Julian Togelius, an associate professor at New York University’s Tandon School of Engineering, has pioneered the work on evolutionary algorithms for generating game content. Togelius is less interested in creating commercial games than inventing new kinds of games to test artificial intelligence. Current benchmarks, which are used across AI testing in fields as remote as military mine-sweeping, are based on an emulation of the Atari 2600 console, whose games are well known. “This leads to overspecialization to particular games,” says Togelius. “To test general intelligence, we must rely on unknown games, and for this we need a way of creating new games automatically.” There is even a competition to create an AI able to excel at any kind of game it attempts, rather than being a one-trick pony like Deep Blue, which mastered chess but did not understand checkers.

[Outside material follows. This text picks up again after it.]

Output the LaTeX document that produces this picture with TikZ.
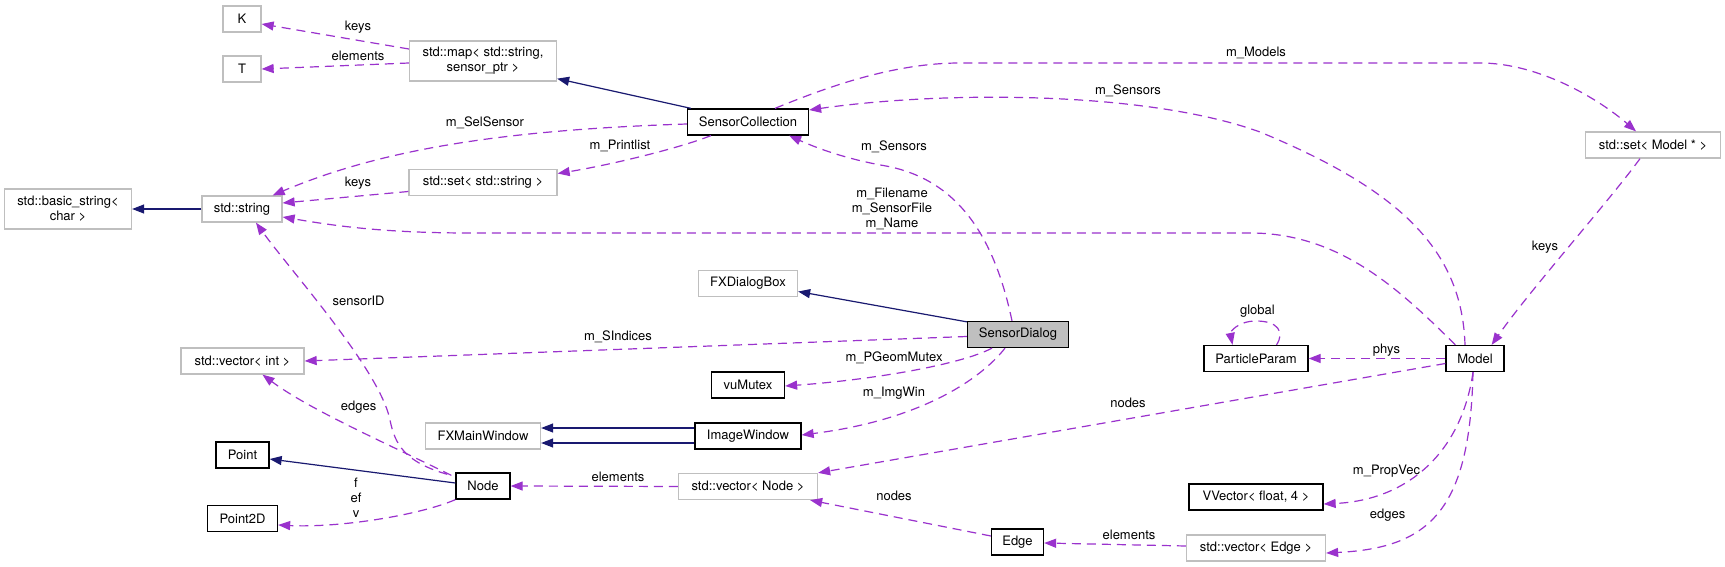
\documentclass[tikz,border=0pt]{standalone}
\usepackage{fontspec}
\setmainfont{TeX Gyre Heros}
\usetikzlibrary{arrows.meta,calc}
\definecolor{purp}{HTML}{9A32CD}
\definecolor{navyc}{HTML}{191970}
\definecolor{greyb}{HTML}{BFBFBF}
\newcommand{\fs}{\fontsize{13pt}{15pt}\selectfont}
\tikzset{
  cls/.style={draw=black, line width=1.3pt, fill=white, inner sep=0pt, minimum height=26pt, font=\fs, align=center},
  ext/.style={cls, draw=greyb},
  cur/.style={cls, fill=greyb},
  inh/.style={draw=navyc, line width=1.2pt, -{Triangle[length=12pt,width=9pt]}},
  use/.style={draw=purp, line width=1.2pt, dash pattern=on 9pt off 6pt, -{Triangle[length=12pt,width=9pt]}},
  lbl/.style={font=\fs, inner sep=0pt, align=center}
}
\begin{document}
\begin{tikzpicture}[x=1pt,y=-1pt]
\useasboundingbox[fill=white] (0,0) rectangle (1725,567);

% nodes
\node[ext, minimum width=38pt] (K) at (242,19) {K};
\node[ext, minimum width=38pt] (T) at (242,69) {T};
\node[ext, minimum width=147pt, minimum height=40pt] (map) at (483,61) {std::map< std::string,\\ sensor\_ptr >};
\node[cls, minimum width=121pt] (sc) at (748,122) {SensorCollection};
\node[ext, minimum width=127pt, minimum height=40pt] (basic) at (68,209) {std::basic\_string<\\ char >};
\node[ext, minimum width=80pt] (str) at (242,209) {std::string};
\node[ext, minimum width=148pt] (setstr) at (483,182.5) {std::set< std::string >};
\node[ext, minimum width=135pt] (setmodel) at (1653,145) {std::set< Model * >};
\node[ext, minimum width=99pt] (fxdlg) at (748,283.5) {FXDialogBox};
\node[cur, minimum width=101pt] (sd) at (1018,334.5) {SensorDialog};
\node[ext, minimum width=123pt] (vint) at (242.5,361) {std::vector< int >};
\node[cls, minimum width=104pt] (pp) at (1256,358.5) {ParticleParam};
\node[cls, minimum width=58pt] (model) at (1475,358.5) {Model};
\node[cls, minimum width=73pt] (vumutex) at (748,385) {vuMutex};
\node[ext, minimum width=115pt] (fxmain) at (483,436) {FXMainWindow};
\node[cls, minimum width=106pt] (imgwin) at (748,436) {ImageWindow};
\node[cls, minimum width=53pt] (point) at (242.5,455) {Point};
\node[cls, minimum width=54pt] (node) at (483,486) {Node};
\node[ext, minimum width=139pt] (vnode) at (748,486.5) {std::vector< Node >};
\node[cls, minimum width=70pt] (point2d) at (242.5,518.5) {Point2D};
\node[cls, minimum width=134pt] (vvec) at (1256,497) {VVector< float, 4 >};
\node[cls, minimum width=52pt] (edge) at (1017.5,542) {Edge};
\node[ext, minimum width=139pt] (vedge) at (1256,548) {std::vector< Edge >};

% edges
\draw[use] ($(map.west)+(0,-12)$) -- ($(K.east)+(0,5)$);
\node[lbl] (l1) at (358,27) {keys};
\draw[use] ($(map.west)+(0,2)$) -- (T.east);
\node[lbl] (l2) at (358,56) {elements};
\draw[inh] ($(sc.north west)+(4,0)$) -- ($(map.south east)+(0,-3)$);
\draw[use] ($(sc.west)+(0,2)$) .. controls (500,130) and (380,150) .. ($(str.north east)+(-10,0)$);
\node[lbl] (l3) at (485,123) {m\_SelSensor};
\draw[use] ($(sc.south west)+(24,0)$) .. controls (680,148) and (610,165) .. ($(setstr.east)+(0,-9)$);
\node[lbl] (l4) at (620,146) {m\_Printlist};
\draw[use] ($(setstr.west)+(0,9)$) -- ($(str.east)+(0,-6)$);
\node[lbl] (l5) at (358,183) {keys};
\draw[inh] (str.west) -- (basic.east);
\draw[use] ($(model.north west)+(10,0)$) .. controls (1400,290) and (1340,233) .. (1250,233) -- (470,233) .. controls (380,233) and (330,225) .. ($(str.east)+(0,8)$);
\node[lbl] (l6) at (892,209) {m\_Filename\\m\_SensorFile\\m\_Name};
\draw[use] ($(model.north)+(-10,0)$) .. controls (1462,250) and (1400,190) .. (1260,132) .. controls (1150,92) and (950,90) .. ($(sc.east)+(0,-12)$);
\node[lbl] (l7) at (1128,91) {m\_Sensors};
\draw[use] ($(sc.north)+(27,0)$) .. controls (820,90) and (890,63) .. (960,63) -- (1480,63) .. controls (1540,63) and (1600,100) .. ($(setmodel.north)+(-17,0)$);
\node[lbl] (l8) at (1256,53) {m\_Models};
\draw[use] ($(setmodel.south)+(-13,0)$) .. controls (1610,200) and (1530,290) .. ($(model.north east)+(-13,0)$);
\node[lbl] (l9) at (1545,247) {keys};
\draw[use] ($(sd.north)+(-6,0)$) .. controls (995,240) and (960,180) .. (886,166) .. controls (840,158) and (810,145) .. ($(sc.south east)+(-20,0)$);
\node[lbl] (l10) at (894,147) {m\_Sensors};
\draw[inh] ($(sd.north west)+(0,1)$) -- ($(fxdlg.east)+(0,8)$);
\draw[use] ($(sd.west)+(0,2)$) -- (vint.east);
\node[lbl] (l11) at (618,337) {m\_SIndices};
\draw[use] ($(sd.south)+(-26,0)$) .. controls (960,365) and (870,380) .. ($(vumutex.east)+(0,1)$);
\node[lbl] (l12) at (894,358) {m\_PGeomMutex};
\draw[use] ($(sd.south)+(-13,0)$) .. controls (980,380) and (920,420) .. ($(imgwin.east)+(0,-1)$);
\node[lbl] (l13) at (894,393) {m\_ImgWin};
\draw[inh] ($(imgwin.west)+(0,-8)$) -- ($(fxmain.east)+(0,-8)$);
\draw[inh] ($(imgwin.west)+(0,7)$) -- ($(fxmain.east)+(0,7)$);
\draw[inh] ($(node.west)+(0,-3)$) -- ($(point.east)+(0,4)$);
\draw[use] ($(node.north west)+(-4,3)$) .. controls (390,445) and (310,410) .. ($(vint.south)+(20,0)$);
\node[lbl] (l14) at (358.6,407) {edges};
\draw[use] ($(node.north west)+(-8,2)$) .. controls (405,462) and (395,445) .. (390,420) .. controls (380,370) and (290,270) .. ($(str.south)+(14,0)$);
\node[lbl] (l15) at (358.6,301) {sensorID};
\draw[use] (node.south west) .. controls (420,515) and (340,528) .. ($(point2d.east)+(0,6.5)$);
\node[lbl] (l16) at (356,498) {f\\ef\\v};
\draw[use] (vnode.west) -- (node.east);
\node[lbl] (l17) at (618,477) {elements};
\draw[use] ($(model.west)+(0,5)$) -- (vnode.north east);
\node[lbl] (l18) at (1128,403) {nodes};
\draw[use] ($(edge.west)+(0,-6)$) -- ($(vnode.south east)+(-8,0)$);
\node[lbl] (l19) at (894,496) {nodes};
\draw[use] ($(vedge.west)+(0,-2)$) -- ($(edge.east)+(0,1)$);
\node[lbl] (l20) at (1129,535) {elements};
\draw[use] (model.west) -- (pp.east);
\node[lbl] (l21) at (1386.5,350) {phys};
\draw[use] ($(pp.north)+(20.5,0)$) .. controls (1285,332) and (1278,321) .. (1256,321) .. controls (1238,321) and (1230,332) .. ($(pp.north)+(-23.5,0)$);
\node[lbl] (l22) at (1257.4,311) {global};
\draw[use] ($(model.south)+(-2,0)$) .. controls (1462,450) and (1410,500) .. ($(vvec.east)+(0,7)$);
\node[lbl] (l23) at (1386.5,471) {m\_PropVec};
\draw[use] ($(model.south)+(-2,0)$) .. controls (1470,510) and (1430,548) .. ($(vedge.east)+(0,5)$);
\node[lbl] (l24) at (1387.6,515) {edges};
\end{tikzpicture}
\end{document}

Both Cook and Togelius believe that although automated game designers and players could fundamentally alter the ways big-budget games are made, the future for human game designers is one of collaboration rather than obsolescence. “For the foreseeable future, the best game generation will always be by humans in collaboration with algorithms,” says Togelius.
For Cook, it’s a question of the human ego as much as anything. “I imagine we’ll discover that while we’re happy to share credit for some things, we prefer to always be in control of other aspects of the creative process,” he says.